Will the ACC and Notre Dame pull off another shocker?
While the ACC decides whether to follow the Big Ten and Pac 12 into conference-only football play, Commissioner John Swofford may be holding a Shamrock green card in his vest pocket that could send him into retirement with the most memorable play in league history.
Recently, Swofford said that the ACC, too, is looking at revising its football schedule with only conference games and hinted that if it did so Notre Dame might be in the mix. The Fighting Irish are not a football member but, by agreement, play at least five games every season with ACC schools. In 2020, it has six ACC football opponents.
When the Big Ten and Pac 12 made their decisions, it effectively canceled Notre Dame’s home games with Wisconsin and Stanford and a road trip to Southern Cal. Unless the Big Ten makes an exception and allows the Badgers to play at nearby South Bend, the Irish will need to fill all three of those dates.
The ACC already has games scheduled with Notre Dame against Wake Forest in Charlotte; at Pitt and Georgia Tech; and at home against Duke, Clemson and Louisville.
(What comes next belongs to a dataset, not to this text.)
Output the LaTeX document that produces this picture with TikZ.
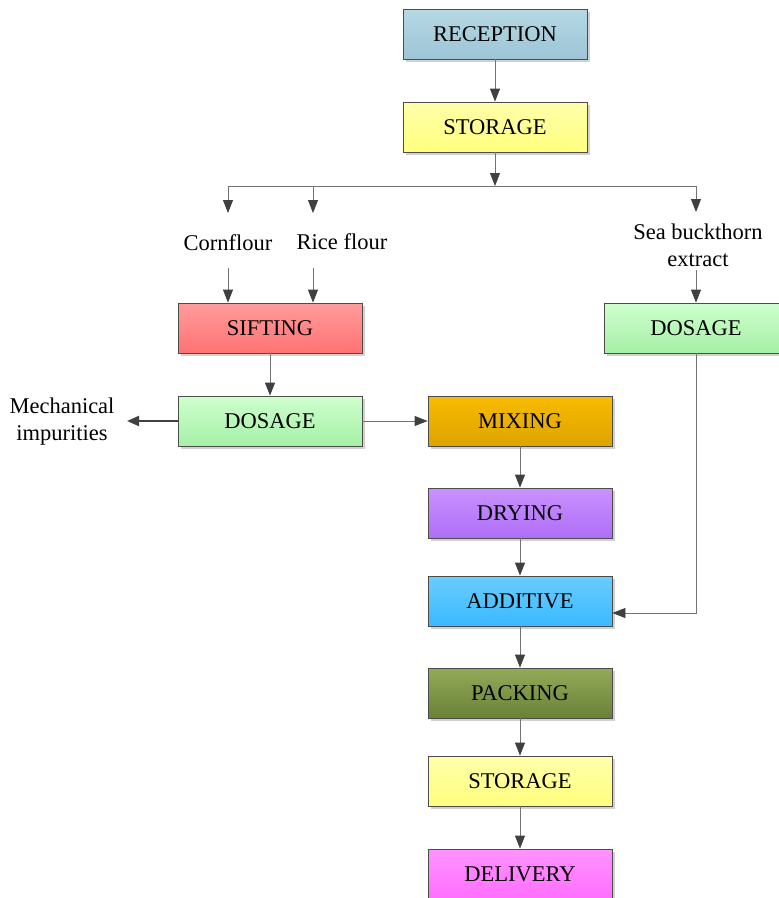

The Big Ten has cost Syracuse and Miami games at Rutgers and Michigan State and Boston College and Virginia Tech home dates against Purdue and Penn State.
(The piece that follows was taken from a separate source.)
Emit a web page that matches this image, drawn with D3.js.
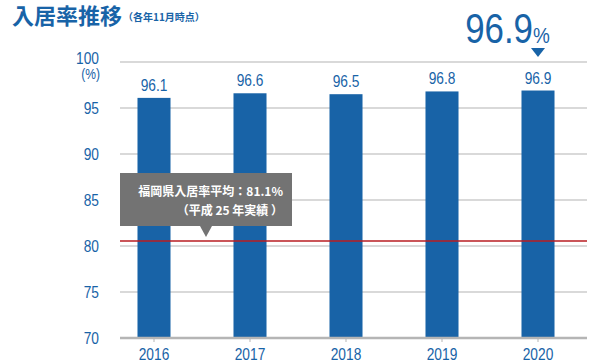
<!DOCTYPE html>
<html>
<head>
<meta charset="utf-8">
<script src="https://cdn.jsdelivr.net/npm/d3@7"></script>
<style>
body { margin: 0; background: #fff; }
text { font-family: "Liberation Sans", Arial, sans-serif; }
.jp { font-family: "Noto Sans CJK JP", sans-serif; }
</style>
</head>
<body>
<svg width="616" height="364"></svg>
<script>
var years = ["2016", "2017", "2018", "2019", "2020"];
var rates = [96.1, 96.6, 96.5, 96.8, 96.9];
var yTicks = [70, 75, 80, 85, 90, 95, 100];
var avgLine = 80.55;
var avgText = ["福岡県入居率平均：81.1%", "（平成 25 年実績 ）"];
var latest = "96.9";

var blue = "#1863a7";
var narrow = 0.86;

var svg = d3.select("svg");

var x = d3.scaleBand().domain(years).range([106, 586]).paddingInner(0.656).paddingOuter(0.328),
    y = d3.scaleLinear().domain([70, 100]).range([338, 62]);

function pos(px, py, s) {
  return "translate(" + px + "," + py + ") scale(" + (s || narrow) + ",1)";
}

// title
svg.append("text")
    .attr("class", "jp")
    .attr("x", 12).attr("y", 24)
    .attr("fill", blue)
    .style("font-size", "22px").style("font-weight", "bold")
    .text("入居率推移");
svg.append("text")
    .attr("class", "jp")
    .attr("x", 123).attr("y", 21)
    .attr("fill", blue)
    .style("font-size", "10px").style("font-weight", "bold")
    .text("（各年11月時点）");

// gridlines
svg.selectAll(".grid")
  .data(yTicks.slice(1))
  .enter().append("line")
    .attr("class", "grid")
    .attr("x1", 120).attr("x2", 587)
    .attr("y1", function(d) { return y(d); })
    .attr("y2", function(d) { return y(d); })
    .attr("stroke", "#d9d9d9")
    .attr("stroke-width", 2);

// y labels
svg.selectAll(".ylab")
  .data(yTicks)
  .enter().append("text")
    .attr("class", "ylab")
    .attr("transform", function(d) { return pos(99, y(d) + 6 + (d === 100 ? -4 : 0)); })
    .attr("text-anchor", "end")
    .attr("fill", blue)
    .style("font-size", "16px")
    .text(function(d) { return d; });
svg.append("text")
    .attr("transform", pos(100, y(100) + 17))
    .attr("text-anchor", "end")
    .attr("fill", blue)
    .style("font-size", "14px")
    .text("(%)");

// bars
svg.selectAll(".bar")
  .data(rates)
  .enter().append("rect")
    .attr("class", "bar")
    .attr("x", function(d, i) { return x(years[i]); })
    .attr("y", function(d) { return y(d); })
    .attr("width", x.bandwidth())
    .attr("height", function(d) { return y(70) - y(d); })
    .attr("fill", blue);

svg.selectAll(".val")
  .data(rates)
  .enter().append("text")
    .attr("class", "val")
    .attr("transform", function(d, i) { return pos(x(years[i]) + x.bandwidth() / 2, y(d) - 7); })
    .attr("text-anchor", "middle")
    .attr("fill", blue)
    .style("font-size", "16px")
    .text(function(d) { return d.toFixed(1); });

// bottom axis
var xAxis = svg.append("g")
    .attr("transform", "translate(0," + y(70) + ")")
    .call(d3.axisBottom(x).tickSize(4).tickFormat(""));
xAxis.select(".domain").remove();
xAxis.selectAll(".tick line").attr("stroke", "#b5b5b5");
svg.selectAll(".xlab")
  .data(years)
  .enter().append("text")
    .attr("class", "xlab")
    .attr("transform", function(d) { return pos(x(d) + x.bandwidth() / 2, y(70) + 22); })
    .attr("text-anchor", "middle")
    .attr("fill", blue)
    .style("font-size", "16px")
    .text(function(d) { return d; });
svg.append("line")
    .attr("x1", 120).attr("x2", 587)
    .attr("y1", y(70)).attr("y2", y(70))
    .attr("stroke", "#b5b5b5")
    .attr("stroke-width", 2.5);

// average line
svg.append("line")
    .attr("x1", 120).attr("x2", 587)
    .attr("y1", y(avgLine)).attr("y2", y(avgLine))
    .attr("stroke", "#b81c22")
    .attr("stroke-width", 1.5);

// callout
var box = svg.append("g");
box.append("rect")
    .attr("x", 120).attr("y", 173)
    .attr("width", 172).attr("height", 53)
    .attr("fill", "#737373");
box.append("path")
    .attr("d", "M200,226 L212,226 L206,237 Z")
    .attr("fill", "#737373");
box.selectAll("text")
  .data(avgText)
  .enter().append("text")
    .attr("class", "jp")
    .attr("x", 283)
    .attr("y", function(d, i) { return 196 + i * 19; })
    .attr("text-anchor", "end")
    .attr("fill", "#fff")
    .style("font-size", "12px").style("font-weight", "bold")
    .text(function(d) { return d; });

// latest highlight
var lx = x(years[years.length - 1]) + x.bandwidth() / 2;
svg.append("text")
    .attr("transform", pos(lx - 5, 43, 0.83))
    .attr("text-anchor", "end")
    .attr("fill", blue)
    .style("font-size", "42px")
    .text(latest);
svg.append("text")
    .attr("transform", pos(lx - 5, 43))
    .attr("fill", blue)
    .style("font-size", "22px")
    .text("%");
svg.append("path")
    .attr("d", "M" + (lx - 7) + ",48 L" + (lx + 7) + ",48 L" + lx + ",57 Z")
    .attr("fill", blue);
</script>
</body>
</html>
So, there is an opportunity for the Irish to find at least four more ACC games, and still has Navy, Arkansas and Western Michigan on its schedule, pending what the AAC, SEC and Mid-American will do.
The ACC staged a coup of sorts in 2012 when it accepted Notre Dame in all sports but football, and it’s been a good marriage with the big crowds the Irish draw into ACC stadiums. Now it’s a partnership that could grow even further in football.
Obviously, South Bend is not an easy bus ride to and from any ACC site, but there would be plenty of money if Notre Dame shared its $20 million NBC-TV home game contract with the ACC to lease a fleet of planes and rent and sanitize luxury hotels and test athletes regularly.
So far, all these considerations have been based on the health of the players, coaches and staff. But if Swofford could pull off this mega move safely, the ACC may own the biggest college sports story of all.